Here's a quick guide to help you pick the right vector store for your use case:
- If you're after something that can just run inside your Node.js application, in-memory, without any other servers to stand up, then go for HNSWLib, Faiss, LanceDB or CloseVector
- If you're looking for something that can run in-memory in browser-like environments, then go for MemoryVectorStore or CloseVector
- If you come from Python and you were looking for something similar to FAISS, try HNSWLib or Faiss
- If you're looking for an open-source full-featured vector database that you can run locally in a docker container, then go for Chroma
- If you're looking for an open-source vector database that offers low-latency, local embedding of documents and supports apps on the edge, then go for Zep
- If you're looking for an open-source production-ready vector database that you can run locally (in a docker container) or hosted in the cloud, then go for Weaviate.

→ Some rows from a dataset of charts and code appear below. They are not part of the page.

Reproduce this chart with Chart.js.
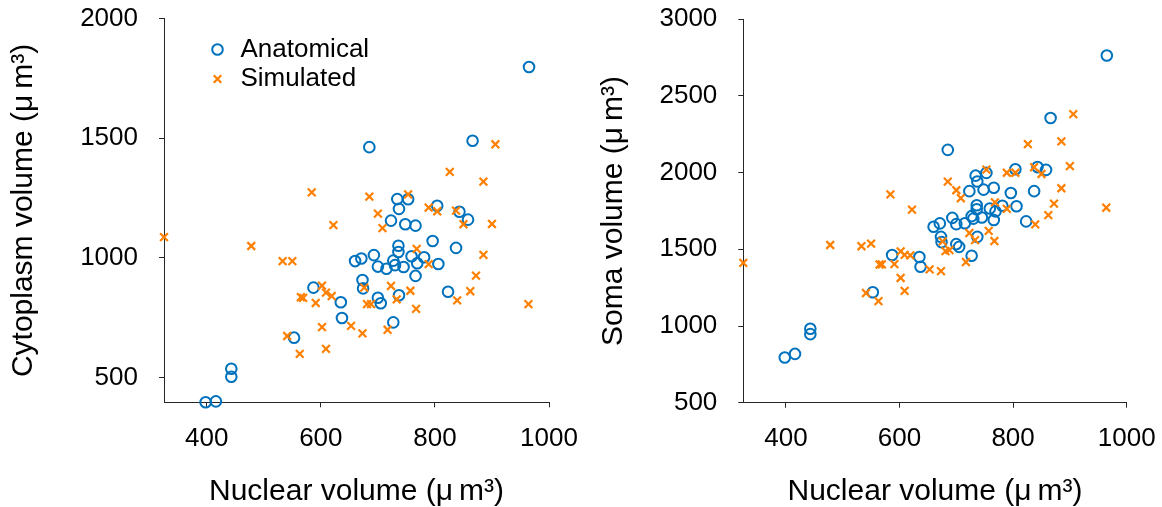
<!DOCTYPE html>
<html>
<head>
<meta charset="utf-8">
<script src="https://cdn.jsdelivr.net/npm/chart.js@4.4.1/dist/chart.umd.min.js"></script>
<style>
  html, body { margin: 0; padding: 0; background: #fff; overflow: hidden; }
  .panel { position: absolute; top: 0; }
  #panel-cyto { left: 0; }
  #panel-soma { left: 581px; }
</style>
</head>
<body>
<div class="panel" id="panel-cyto"><canvas id="cyto-chart" width="581" height="507"></canvas></div>
<div class="panel" id="panel-soma"><canvas id="soma-chart" width="581" height="507"></canvas></div>
<script>
// values (µm³)
const anatNuclear = [398, 416, 443, 443, 553, 587, 635, 637, 660, 671, 673, 674, 685, 693, 700, 700, 705, 715, 723, 727, 727, 730, 734, 736, 736, 737, 737, 745, 748, 753, 759, 766, 766, 769, 781, 796, 804, 806, 823, 837, 843, 858, 866, 965];
const anatCyto = [397, 401, 537, 504, 667, 876, 815, 749, 987, 998, 908, 873, 1463, 1012, 964, 834, 811, 955, 1156, 989, 731, 970, 1246, 1051, 1025, 1205, 844, 962, 1141, 1245, 1007, 1135, 925, 978, 1003, 1071, 1218, 975, 859, 1042, 1193, 1160, 1490, 1798];
const anatSoma = [795, 818, 982, 947, 1220, 1463, 1450, 1386, 1647, 1669, 1581, 1547, 2148, 1705, 1664, 1534, 1516, 1670, 1879, 1716, 1458, 1700, 1980, 1787, 1761, 1942, 1581, 1707, 1889, 1998, 1766, 1901, 1691, 1747, 1784, 1867, 2022, 1781, 1682, 1879, 2036, 2018, 2356, 2763];

const simNuclear = [325, 478, 533, 541, 550, 563, 565, 569, 584, 591, 602, 602, 609, 609, 619, 622, 653, 673, 676, 681, 685, 688, 700, 708, 717, 723, 733, 753, 757, 767, 768, 789, 789, 804, 826, 837, 839, 850, 862, 872, 885, 885, 900, 906, 964];
const simCyto = [1087, 1050, 987, 674, 987, 599, 836, 833, 1274, 812, 884, 711, 855, 620, 841, 1137, 716, 685, 876, 807, 1256, 807, 1185, 1125, 700, 883, 827, 1266, 863, 787, 1038, 1210, 974, 1195, 1360, 1198, 823, 1141, 861, 926, 1319, 1013, 1142, 1475, 807];
const simSoma = [1412, 1528, 1520, 1215, 1537, 1162, 1401, 1402, 1858, 1403, 1486, 1313, 1464, 1229, 1460, 1759, 1369, 1358, 1552, 1488, 1941, 1495, 1885, 1833, 1417, 1606, 1560, 2019, 1620, 1554, 1806, 1999, 1763, 1999, 2186, 2035, 1662, 1991, 1723, 1798, 2204, 1898, 2042, 2381, 1771];

const xTicks = [400, 600, 800, 1000];
const cytoTicks = [500, 1000, 1500, 2000];
const somaTicks = [500, 1000, 1500, 2000, 2500, 3000];

const BLUE = '#0072BD';
const ORANGE = '#FF8000';
const AXIS = '#262626';
const TEXT = '#000';
const FONT = "'Liberation Sans', Arial, Helvetica, sans-serif";

const pairs = (xs, ys) => xs.map((x, i) => ({ x, y: ys[i] }));

// moves the built-in legend to a fixed spot inside the plot area
const legendSpot = {
  id: 'legendSpot',
  afterLayout(chart, args, opts) {
    const lg = chart.legend;
    if (!lg || opts.x == null) return;
    const w = lg.width, h = lg.height;
    lg.left = opts.x; lg.top = opts.y;
    lg.right = opts.x + w; lg.bottom = opts.y + h;
  },
};

const axisStyle = () => ({
  grid: { drawOnChartArea: false, drawTicks: true, tickLength: 5, tickColor: AXIS, lineWidth: 1 },
  border: { display: true, color: AXIS, width: 1 },
});

// keep the plot box where the layout padding says, labels may overhang
const noOverhang = (s) => {
  s.paddingLeft = 0; s.paddingRight = 0; s.paddingTop = 0; s.paddingBottom = 0;
};

const makeChart = (id, cfg) => new Chart(document.getElementById(id), {
  type: 'scatter',
  data: {
    datasets: [
      {
        label: 'Anatomical',
        data: pairs(anatNuclear, cfg.anat),
        pointStyle: 'circle',
        pointRadius: 5.3,
        pointHoverRadius: 5.3,
        borderWidth: 2,
        borderColor: BLUE,
        backgroundColor: 'rgba(0,0,0,0)',
        order: 1,
        clip: false,
      },
      {
        label: 'Simulated',
        data: pairs(simNuclear, cfg.sim),
        pointStyle: 'crossRot',
        pointRadius: 5.5,
        pointHoverRadius: 5.5,
        borderWidth: 2.2,
        borderColor: ORANGE,
        backgroundColor: ORANGE,
        order: 0,
        clip: false,
      },
    ],
  },
  options: {
    responsive: false,
    animation: false,
    events: [],
    layout: { padding: { left: 0, top: cfg.top, right: cfg.right, bottom: 0 } },
    plugins: {
      tooltip: { enabled: false },
      legend: {
        display: cfg.legend,
        position: 'chartArea',
        align: 'start',
        labels: {
          usePointStyle: true,
          boxWidth: 20,
          boxHeight: 7.5,
          padding: 3.5,
          color: TEXT,
          font: { family: FONT, size: 26 },
          sort: (a, b) => a.datasetIndex - b.datasetIndex,
        },
      },
      legendSpot: cfg.legend ? { x: 204, y: 33 } : {},
    },
    scales: {
      x: {
        type: 'linear',
        min: 325,
        max: 1000,
        afterBuildTicks: (s) => { s.ticks = xTicks.map(v => ({ value: v })); },
        afterFit: (s) => { s.height = cfg.xAxisHeight; noOverhang(s); },
        ...axisStyle(),
        ticks: { color: TEXT, font: { family: FONT, size: 26 }, padding: 16, maxRotation: 0, callback: (v) => String(v) },
        title: {
          display: true,
          text: 'Nuclear volume (\u03bc\u2009m\u00b3)',
          color: TEXT,
          font: { family: FONT, size: 30, lineHeight: 1 },
          padding: { top: 0, bottom: 0 },
        },
      },
      y: {
        type: 'linear',
        min: cfg.yMin,
        max: cfg.yMax,
        afterBuildTicks: (s) => { s.ticks = cfg.yTicks.map(v => ({ value: v })); },
        afterFit: (s) => { s.width = cfg.yAxisWidth; noOverhang(s); },
        ...axisStyle(),
        ticks: { color: TEXT, font: { family: FONT, size: 26 }, padding: 21, callback: (v) => String(v) },
        title: {
          display: true,
          text: cfg.yTitle,
          color: TEXT,
          font: { family: FONT, size: 30, lineHeight: 1 },
          padding: { top: cfg.yTitlePad, bottom: 0 },
        },
      },
    },
  },
  plugins: [legendSpot],
});

makeChart('cyto-chart', {
  anat: anatCyto,
  sim: simCyto,
  yMin: 397,
  yMax: 2000,
  yTicks: cytoTicks,
  yTitle: 'Cytoplasm volume (\u03bc\u2009m\u00b3)',
  yTitlePad: 9,
  yAxisWidth: 164,
  xAxisHeight: 104.7,
  top: 18.6,
  right: 32,
  legend: true,
});

makeChart('soma-chart', {
  anat: anatSoma,
  sim: simSoma,
  yMin: 500,
  yMax: 3000,
  yTicks: somaTicks,
  yTitle: 'Soma volume (\u03bc\u2009m\u00b3)',
  yTitlePad: 18,
  yAxisWidth: 162.3,
  xAxisHeight: 104.3,
  top: 19.2,
  right: 35.3,
  legend: false,
});
</script>
</body>
</html>
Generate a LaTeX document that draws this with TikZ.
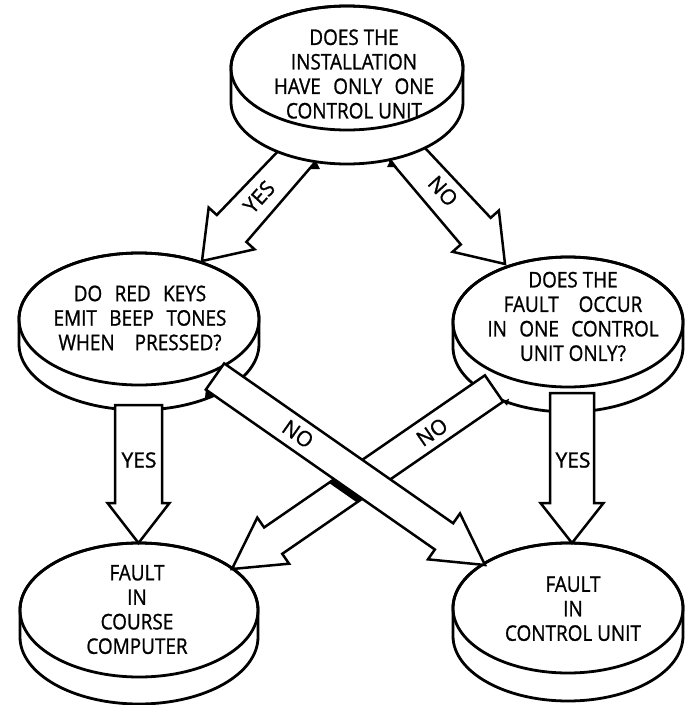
\documentclass[tikz,border=0pt]{standalone}
\usepackage{fontspec}
\setmainfont{Open Sans}[FakeStretch=0.88, FakeBold=1.0]
\newfontfamily\lblfont{Open Sans}[FakeBold=1.2]
\usetikzlibrary{calc}
\tikzset{
  discline/.style={line width=2.8pt, line join=round},
  barrow/.style={line width=2.5pt, fill=white, line join=miter, miter limit=6},
  disctext/.style={align=center, font=\fontsize{21.5}{24.5}\selectfont, inner sep=0pt},
  lbl/.style={font=\lblfont\fontsize{21}{21}\selectfont, inner sep=0pt},
  shadow/.style={fill=black},
}
% #1 name, #2 start, #3 tip, #4 half shaft at head, #5 half head, #6 head length, #7 half shaft at start
\newcommand\defarrow[7]{%
  \coordinate (#1-t) at (#3);
  \coordinate (#1-b) at ($(#3)!#6!(#2)$);
  \coordinate (#1-sl) at ($(#2)!#7!90:(#3)$);
  \coordinate (#1-sr) at ($(#2)!#7!-90:(#3)$);
  \coordinate (#1-bl) at ($(#1-b)!#4!90:(#3)$);
  \coordinate (#1-br) at ($(#1-b)!#4!-90:(#3)$);
  \coordinate (#1-hl) at ($(#1-b)!#5!90:(#3)$);
  \coordinate (#1-hr) at ($(#1-b)!#5!-90:(#3)$);
}
\newcommand\arrowpath[1]{(#1-sl) -- (#1-bl) -- (#1-hl) -- (#1-t) -- (#1-hr) -- (#1-br) -- (#1-sr) -- cycle}
% cx, cy, rx, ry, thickness
\newcommand\drawdisc[5]{%
  \filldraw[discline, fill=white] (#1-#3,#2) -- (#1-#3,#2+#5)
    arc[start angle=180, end angle=360, x radius=#3pt, y radius=#4pt]
    -- (#1+#3,#2)
    arc[start angle=0, end angle=180, x radius=#3pt, y radius=#4pt] -- cycle;
  \draw[discline] (#1,#2) ellipse[x radius=#3pt, y radius=#4pt];
}
\newcommand\wsp{\hspace{0.35em}}
\begin{document}
\begin{tikzpicture}[x=1pt,y=-1pt]
\useasboundingbox (0,0) rectangle (686,705);
\fill[white] (0,0) rectangle (686,705);

% lower discs
\drawdisc{139}{319}{120}{66}{25}
\drawdisc{568}{322}{115}{65}{25}
\drawdisc{139}{610}{119}{67}{27}
\drawdisc{568}{608}{115}{65}{28}

% arrow end points
\coordinate (yesS) at (333,117);   \coordinate (yesE) at (202,261);
\coordinate (noS)  at (374,117);   \coordinate (noE)  at (505,264);
\coordinate (ylS)  at (138.5,405); \coordinate (ylE)  at (138.5,543);
\coordinate (yrS)  at (572,393);   \coordinate (yrE)  at (572,543);
\coordinate (aS)   at (215,376.5); \coordinate (aE)   at (485,565);
\coordinate (bS)   at (494,388.5); \coordinate (bE)   at (232,569);

\defarrow{Y1}{yesS}{yesE}{20pt}{31pt}{44pt}{16pt}
\defarrow{N1}{noS}{noE}{20pt}{31pt}{44pt}{16pt}
\defarrow{Y2}{ylS}{ylE}{23.5pt}{31pt}{40pt}{23.5pt}
\defarrow{Y3}{yrS}{yrE}{22pt}{31.5pt}{40pt}{22pt}
\defarrow{A}{aS}{aE}{16pt}{28pt}{50pt}{16pt}
\defarrow{B}{bS}{bE}{16pt}{28pt}{50pt}{16pt}

% crossing NO arrows: B below A
\draw[barrow] \arrowpath{B};
\begin{scope}
  \clip \arrowpath{B};
  \draw[line width=12pt] (A-sr) -- (A-br);
\end{scope}
\draw[barrow] \arrowpath{A};
\fill[shadow] (A-sr) -- ($(A-sr)+(-1,10)$) -- ($(A-sr)+(9,6.4)$) -- cycle;
\fill[shadow] (B-sl) -- ($(B-sl)+(6,-3)$) -- ($(B-sl)+(4,4)$) -- cycle;

% vertical YES arrows
\draw[barrow] \arrowpath{Y2};
\draw[barrow] \arrowpath{Y3};

% top arrows (under the top disc)
\draw[barrow] \arrowpath{Y1};
\draw[barrow] \arrowpath{N1};

% top disc
\drawdisc{347}{68}{116}{62}{34}
\fill[shadow] (316,161) -- (310,169) -- (320,169) -- cycle;
\fill[shadow] (391,159) -- (397,167) -- (387,167) -- cycle;

% texts
\node[disctext] (q1) at (354,74) {DOES THE\\INSTALLATION\\HAVE\wsp{} ONLY\wsp{} ONE\\CONTROL UNIT};
\node[disctext] (q2) at (140,318) {DO\wsp{} RED\wsp{} KEYS\\EMIT\wsp{} BEEP\wsp{} TONES\\WHEN\wsp\wsp{} PRESSED?};
\node[disctext] (q3) at (573,316.5) {DOES THE\\FAULT\wsp\wsp{} OCCUR\\IN\wsp{} ONE\wsp{} CONTROL\\UNIT ONLY?};
\node[disctext] (r1) at (137,609.5) {FAULT\\IN\\COURSE\\COMPUTER};
\node[disctext] (r2) at (573,608.7) {FAULT\\IN\\CONTROL UNIT};

% arrow labels
\node[lbl, rotate=47.7]  (lyes1) at (259,197) {YES};
\node[lbl, rotate=-47.7] (lno1)  at (443,191) {NO};
\node[lbl]               (lyes2) at (139,460) {YES};
\node[lbl]               (lyes3) at (573,460) {YES};
\node[lbl, rotate=-35.2] (lnoA)  at (298,434) {NO};
\node[lbl, rotate=34.6]  (lnoB)  at (432,432) {NO};
\end{tikzpicture}
\end{document}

- If you're using Supabase already then look at the Supabase vector store to use the same Postgres database for your embeddings too
- If you're looking for a production-ready vector store you don't have to worry about hosting yourself, then go for Pinecone
- If you are already utilizing SingleStore, or if you find yourself in need of a distributed, high-performance database, you might want to consider the SingleStore vector store.
- If you are looking for an online MPP (Massively Parallel Processing) data warehousing service, you might want to consider the AnalyticDB vector store.
- If you're in search of a cost-effective vector database that allows run vector search with SQL, look no further than MyScale.
- If you're in search of a vector database that you can load from both the browser and server side, check out CloseVector. It's a vector database that aims to be cross-platform.
- If you're looking for a scalable, open-source columnar database with excellent performance for analytical queries, then consider ClickHouse.